Lors de l’audience correctionnelle du 17 juin dernier, M. F. a continué à défendre ses « méthodes » de management. Il a entre autres choses affirmé sans ciller, à propos d’une ex-salariée : « Si elle veut aller en négociation internationale, elle doit savoir faire une présentation nue(1) ». Son avocat, quant à lui, après avoir soulevé l’irrecevabilité de l’AVFT, a en partie axé la défense de son client sur la mise en cause de l’association, qui aurait convaincu les plaignantes qu’elles étaient victimes de harcèlement sexuel et aurait tiré les ficelles de la procédure…

Le Tribunal correctionnel a condamné M. F à 10 mois d’emprisonnement avec sursis pour l’ensemble des délits pour lesquels il était jugé, considérant y compris que ses mains posées sous la poitrine d’une de ses salariées, dans un contexte connoté sexuellement, constituait bien le délit d’agression sexuelle. Il est en revanche resté en deçà des réquisitions de la procureure de la République, qui réclamait en outre deux ans de mise à l’épreuve assortis d’une obligation de soins.

M. F. est condamné à verser près de 20 000 €? de dommages et intérêts et de frais de procédures aux sept victimes parties civiles, qui étaient assistées par Me Laurent Epailly.

L’AVFT, représentée par Marilyn Baldeck, a été déclarée recevable. M.F a été condamné à lui verser 1000? € de dommages et intérêts et 800? € au titre de l’article 475-1 du Code de procédure pénale.

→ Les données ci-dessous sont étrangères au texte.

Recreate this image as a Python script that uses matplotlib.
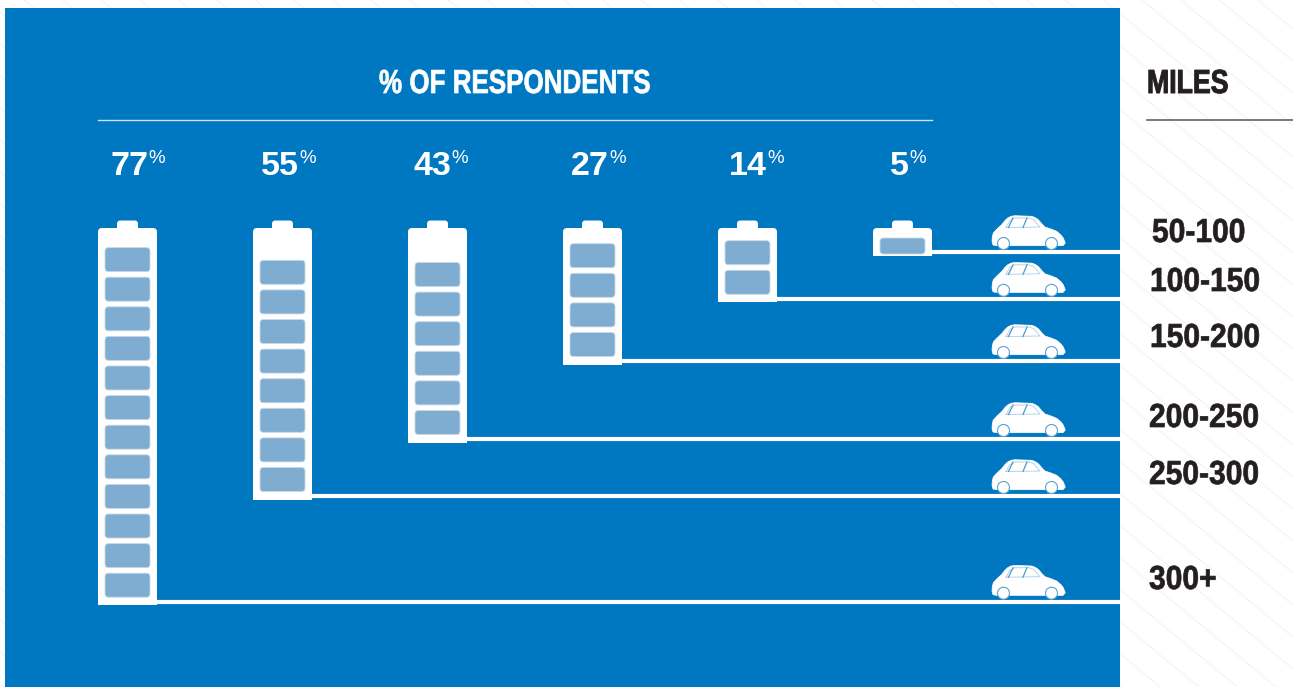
import numpy as np
import matplotlib
matplotlib.use("Agg")
import matplotlib.pyplot as plt
from matplotlib.patches import FancyBboxPatch, Rectangle, Circle, PathPatch
from matplotlib.path import Path
from matplotlib.patheffects import AbstractPathEffect
from matplotlib.transforms import Affine2D

# Data
percents = [77, 55, 43, 27, 14, 5]
cell_counts = [12, 8, 6, 4, 2, 1]
mile_labels = ["300+", "250-300", "200-250", "150-200", "100-150", "50-100"]

# Layout (pixels)
row_y = [601.7, 496, 439, 361, 298.8, 252]
label_y = [589, 484, 427, 347, 291, 242]
label_x = [1149, 1149, 1149, 1150, 1150, 1152]
batt_x = [98, 253, 408, 563, 718, 873]
pct_x = [110, 261, 414, 571, 729, 890]

BLUE = "#0078C1"
CELL = "#7FADD1"
INK = "#231F20"


class Squeeze(AbstractPathEffect):
    # narrows glyphs around the text origin and thickens them a little
    def __init__(self, sx, stroke=0.5):
        super().__init__()
        self.sx = sx
        self.stroke = stroke

    def draw_path(self, renderer, gc, tpath, affine, rgbFace=None):
        gc0 = renderer.new_gc()
        gc0.copy_properties(gc)
        gc0.set_linewidth(self.stroke)
        gc0.set_foreground(rgbFace)
        renderer.draw_path(gc0, tpath, Affine2D().scale(self.sx, 1) + affine, rgbFace)
        gc0.restore()


fig = plt.figure(figsize=(12.93, 6.87), dpi=100)
ax = fig.add_axes([0, 0, 1, 1])
ax.set_xlim(0, 1293)
ax.set_ylim(687, 0)
ax.axis("off")

# faint diagonal texture behind everything
for c in np.arange(-1300, 1300, 32):
    xs = np.array([0, 1293])
    ax.plot(xs, c + xs * 0.83, color="#F2F2F2", lw=0.7, zorder=0)

ax.add_patch(Rectangle((5, 8), 1115, 679, fc=BLUE, ec="none", zorder=1))

# header
ax.text(379, 93, "% OF RESPONDENTS", color="white", family="Liberation Sans", weight="bold",
        fontsize=24, ha="left", va="baseline", zorder=5, path_effects=[Squeeze(0.78)])
ax.plot([98, 932], [119.5, 119.5], color="#CFE3F1", lw=1, zorder=3)
ax.text(1147, 93, "MILES", color=INK, family="Liberation Sans", weight="bold",
        fontsize=24, ha="left", va="baseline", zorder=5, path_effects=[Squeeze(0.8, 0.7)])
ax.plot([1147, 1293], [119.5, 119.5], color="#555555", lw=1.1, zorder=3)


def draw_battery(x, bottom, n_cells):
    w = 59
    top = 228
    # cap and body
    ax.add_patch(FancyBboxPatch((x + 19, 220.5), 21, 12, boxstyle="round,pad=0,rounding_size=3.5",
                                fc="white", ec="none", zorder=3))
    ax.add_patch(FancyBboxPatch((x, top), w, 14, boxstyle="round,pad=0,rounding_size=4",
                                fc="white", ec="none", zorder=3))
    ax.add_patch(Rectangle((x, top + 6), w, bottom - top - 6, fc="white", ec="none", zorder=3))
    # charge cells stacked from the bottom
    h = 24 if n_cells > 1 else 16
    margin = 8 if n_cells > 1 else 1.5
    for k in range(n_cells):
        y = bottom - margin - k * 29.6 - h
        ax.add_patch(FancyBboxPatch((x + 7, y), 45, h, boxstyle="round,pad=0,rounding_size=3.5",
                                    fc=CELL, ec="#C5D9EA", lw=0.6, zorder=4))


# car outline, x from the rear and y measured up from the wheels
car_verts = [
    (0, 7.7), (0.3, 12), (1.3, 16), (5, 20), (9.7, 24.3), (13, 28.5), (15.7, 31), (19, 32.7), (23, 33.3),
    (39.7, 32.7), (43, 31.5), (46.3, 29.3), (50, 25), (53, 22), (59, 20), (64.7, 17.7), (69, 14),
    (71.3, 11), (73.3, 6), (71, 3.3), (5, 3.3), (1, 4), (0, 7.7),
]
car_codes = [Path.MOVETO] + [Path.LINETO] * (len(car_verts) - 2) + [Path.CLOSEPOLY]


def draw_car(base):
    x0 = 992
    y0 = base - 2.5
    v = [(x0 + a, y0 - b) for a, b in car_verts]
    ax.add_patch(PathPatch(Path(v, car_codes), fc="white", ec="white", lw=0.5, zorder=3, joinstyle="round"))
    # window frame and pillars
    frame = [(14, 21.5), (18, 28.5), (23, 31), (37, 31), (41.5, 29.5), (48, 22), (14, 21.5)]
    ax.plot([x0 + a for a, b in frame], [y0 - b for a, b in frame], color="#A9CDE6", lw=0.6, zorder=4)
    for a0, a1 in [(16.5, 21), (31, 35)]:
        ax.plot([x0 + a0, x0 + a1], [y0 - 21.5, y0 - 31], color="#4C9BD0", lw=0.9, zorder=4)
    for cx in (11.5, 59.5):
        ax.add_patch(Circle((x0 + cx, y0 - 5.5), 6, fc="white", ec="#5AA2D4", lw=0.8, zorder=4))


for i in range(len(percents)):
    x = batt_x[i]
    y = row_y[i]
    bottom = y + 3.5
    ax.plot([x + 50, 1120], [y, y], color="white", lw=3, solid_capstyle="butt", zorder=2)
    draw_battery(x, bottom, cell_counts[i])
    draw_car(y - 0.5)
    t = ax.text(pct_x[i], 175, str(percents[i]), color="white", family="Liberation Sans", weight="bold",
                fontsize=24.5, ha="left", va="baseline", zorder=5)
    ax.annotate("%", xy=(1, 1), xycoords=t, xytext=(0, 1), textcoords="offset points", color="white",
                family="Liberation Sans", fontsize=13.5, ha="left", va="top", zorder=5)
    ax.text(label_x[i], label_y[i], mile_labels[i], color=INK, family="Liberation Sans", weight="bold",
            fontsize=24, ha="left", va="baseline", zorder=5, path_effects=[Squeeze(0.9)])

fig.savefig("out.png", dpi=100)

Suite à une première audience prud’homale, aucune décision n’avait pu être rendue en raison de la démission d’une conseillère prud’hommes avant d’avoir délibéré.

C’est donc fort.es de cette condamnation pénale(2) que les ex-salarié.es de l’entreprise, femmes et hommes cette fois, se rendront devant le Conseil de prud’hommes(3) de Montpellier le 1er septembre prochain.

Marilyn Baldeck
Déléguée générale

Notes

1. Est-il besoin de la préciser, devant lui.

2. Qui peut être frappée d’appel dans un délai de 10 jours.

3. Dans cette procédure, les salarié.es sont assisté.es par Me Pascale Dell’Ova.